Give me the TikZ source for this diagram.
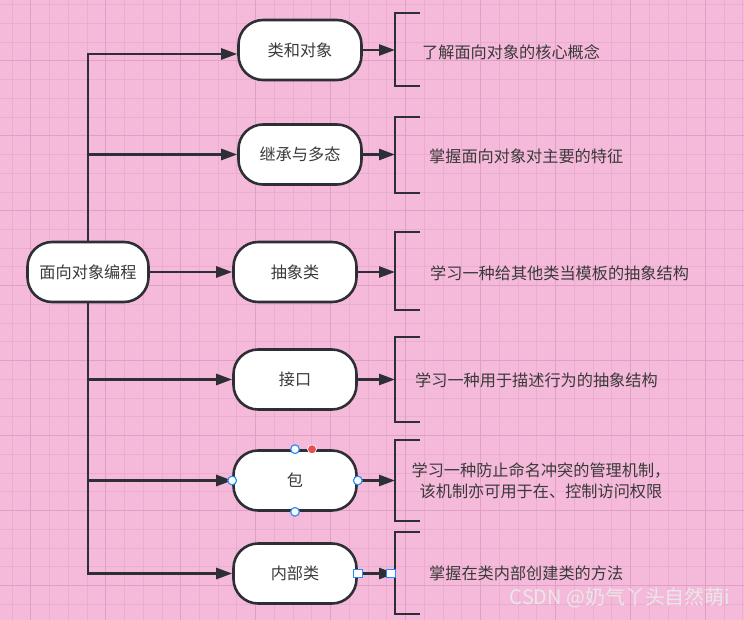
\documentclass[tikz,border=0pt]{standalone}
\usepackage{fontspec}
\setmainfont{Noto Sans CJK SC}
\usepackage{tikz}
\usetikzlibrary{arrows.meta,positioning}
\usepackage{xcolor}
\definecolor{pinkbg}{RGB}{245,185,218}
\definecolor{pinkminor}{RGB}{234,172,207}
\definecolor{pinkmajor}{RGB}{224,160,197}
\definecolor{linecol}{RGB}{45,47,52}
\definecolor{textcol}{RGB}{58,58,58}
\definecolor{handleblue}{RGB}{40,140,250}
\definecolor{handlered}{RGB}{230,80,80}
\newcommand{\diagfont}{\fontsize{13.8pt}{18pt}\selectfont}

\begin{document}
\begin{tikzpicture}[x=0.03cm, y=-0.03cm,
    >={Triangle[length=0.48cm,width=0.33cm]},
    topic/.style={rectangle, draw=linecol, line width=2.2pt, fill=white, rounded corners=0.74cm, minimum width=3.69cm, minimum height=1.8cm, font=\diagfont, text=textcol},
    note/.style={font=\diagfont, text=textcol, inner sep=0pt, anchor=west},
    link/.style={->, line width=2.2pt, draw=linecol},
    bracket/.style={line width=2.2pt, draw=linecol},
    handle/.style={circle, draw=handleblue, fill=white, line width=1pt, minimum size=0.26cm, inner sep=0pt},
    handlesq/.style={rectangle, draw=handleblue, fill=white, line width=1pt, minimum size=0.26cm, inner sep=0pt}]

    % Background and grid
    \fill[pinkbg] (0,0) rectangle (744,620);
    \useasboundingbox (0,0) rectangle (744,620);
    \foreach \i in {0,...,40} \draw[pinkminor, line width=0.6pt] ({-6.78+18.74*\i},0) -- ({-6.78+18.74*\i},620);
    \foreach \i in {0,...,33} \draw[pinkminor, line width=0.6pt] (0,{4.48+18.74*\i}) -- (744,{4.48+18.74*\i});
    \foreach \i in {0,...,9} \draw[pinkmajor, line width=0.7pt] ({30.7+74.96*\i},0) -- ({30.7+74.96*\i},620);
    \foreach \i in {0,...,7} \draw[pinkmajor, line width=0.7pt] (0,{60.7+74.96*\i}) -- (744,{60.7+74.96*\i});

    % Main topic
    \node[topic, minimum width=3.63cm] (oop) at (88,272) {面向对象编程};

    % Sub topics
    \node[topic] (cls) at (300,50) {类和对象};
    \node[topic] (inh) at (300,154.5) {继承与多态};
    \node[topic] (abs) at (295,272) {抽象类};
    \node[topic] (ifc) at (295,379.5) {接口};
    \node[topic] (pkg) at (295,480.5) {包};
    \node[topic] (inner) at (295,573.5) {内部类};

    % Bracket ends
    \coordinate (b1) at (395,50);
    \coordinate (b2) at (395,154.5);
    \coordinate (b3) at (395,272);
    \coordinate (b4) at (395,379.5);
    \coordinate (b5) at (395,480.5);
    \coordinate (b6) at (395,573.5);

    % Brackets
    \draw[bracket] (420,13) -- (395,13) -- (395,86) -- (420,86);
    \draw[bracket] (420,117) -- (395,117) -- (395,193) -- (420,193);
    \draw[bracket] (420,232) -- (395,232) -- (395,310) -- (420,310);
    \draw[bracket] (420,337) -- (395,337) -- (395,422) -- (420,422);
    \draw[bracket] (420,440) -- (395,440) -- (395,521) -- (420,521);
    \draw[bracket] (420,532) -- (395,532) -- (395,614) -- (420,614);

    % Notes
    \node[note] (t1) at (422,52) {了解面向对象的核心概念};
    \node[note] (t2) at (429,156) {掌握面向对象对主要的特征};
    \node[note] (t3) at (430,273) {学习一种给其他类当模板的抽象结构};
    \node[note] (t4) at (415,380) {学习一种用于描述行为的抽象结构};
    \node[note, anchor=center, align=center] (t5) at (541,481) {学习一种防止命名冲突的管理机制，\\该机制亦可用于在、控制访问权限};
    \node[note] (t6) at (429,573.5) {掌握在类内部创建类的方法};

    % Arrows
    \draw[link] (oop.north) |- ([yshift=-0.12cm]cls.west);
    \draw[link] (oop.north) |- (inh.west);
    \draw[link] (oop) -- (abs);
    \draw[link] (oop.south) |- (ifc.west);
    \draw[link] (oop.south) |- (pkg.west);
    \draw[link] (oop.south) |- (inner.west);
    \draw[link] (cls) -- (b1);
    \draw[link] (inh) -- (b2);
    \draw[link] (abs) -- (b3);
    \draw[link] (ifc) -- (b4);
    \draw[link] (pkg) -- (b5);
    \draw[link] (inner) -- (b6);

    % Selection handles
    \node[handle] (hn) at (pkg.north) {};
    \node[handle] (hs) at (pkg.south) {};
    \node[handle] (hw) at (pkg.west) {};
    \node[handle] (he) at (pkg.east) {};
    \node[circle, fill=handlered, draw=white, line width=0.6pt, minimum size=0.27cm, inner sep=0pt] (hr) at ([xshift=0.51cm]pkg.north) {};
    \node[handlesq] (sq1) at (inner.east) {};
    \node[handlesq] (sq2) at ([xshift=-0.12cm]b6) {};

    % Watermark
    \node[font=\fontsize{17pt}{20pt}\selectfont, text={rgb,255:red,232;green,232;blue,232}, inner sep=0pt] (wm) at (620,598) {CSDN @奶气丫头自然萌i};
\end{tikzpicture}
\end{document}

**Set task**
Repeat only the lines between the start of the data and the line with "minimum width=3.63cm] (oop)", including those two lines, and skip the pictures.

**Result for this task**
Give me the TikZ source for this diagram.
\documentclass[tikz,border=0pt]{standalone}
\usepackage{fontspec}
\setmainfont{Noto Sans CJK SC}
\usepackage{tikz}
\usetikzlibrary{arrows.meta,positioning}
\usepackage{xcolor}
\definecolor{pinkbg}{RGB}{245,185,218}
\definecolor{pinkminor}{RGB}{234,172,207}
\definecolor{pinkmajor}{RGB}{224,160,197}
\definecolor{linecol}{RGB}{45,47,52}
\definecolor{textcol}{RGB}{58,58,58}
\definecolor{handleblue}{RGB}{40,140,250}
\definecolor{handlered}{RGB}{230,80,80}
\newcommand{\diagfont}{\fontsize{13.8pt}{18pt}\selectfont}

\begin{document}
\begin{tikzpicture}[x=0.03cm, y=-0.03cm,
    >={Triangle[length=0.48cm,width=0.33cm]},
    topic/.style={rectangle, draw=linecol, line width=2.2pt, fill=white, rounded corners=0.74cm, minimum width=3.69cm, minimum height=1.8cm, font=\diagfont, text=textcol},
    note/.style={font=\diagfont, text=textcol, inner sep=0pt, anchor=west},
    link/.style={->, line width=2.2pt, draw=linecol},
    bracket/.style={line width=2.2pt, draw=linecol},
    handle/.style={circle, draw=handleblue, fill=white, line width=1pt, minimum size=0.26cm, inner sep=0pt},
    handlesq/.style={rectangle, draw=handleblue, fill=white, line width=1pt, minimum size=0.26cm, inner sep=0pt}]

    % Background and grid
    \fill[pinkbg] (0,0) rectangle (744,620);
    \useasboundingbox (0,0) rectangle (744,620);
    \foreach \i in {0,...,40} \draw[pinkminor, line width=0.6pt] ({-6.78+18.74*\i},0) -- ({-6.78+18.74*\i},620);
    \foreach \i in {0,...,33} \draw[pinkminor, line width=0.6pt] (0,{4.48+18.74*\i}) -- (744,{4.48+18.74*\i});
    \foreach \i in {0,...,9} \draw[pinkmajor, line width=0.7pt] ({30.7+74.96*\i},0) -- ({30.7+74.96*\i},620);
    \foreach \i in {0,...,7} \draw[pinkmajor, line width=0.7pt] (0,{60.7+74.96*\i}) -- (744,{60.7+74.96*\i});

    % Main topic
    \node[topic, minimum width=3.63cm] (oop) at (88,272) {面向对象编程};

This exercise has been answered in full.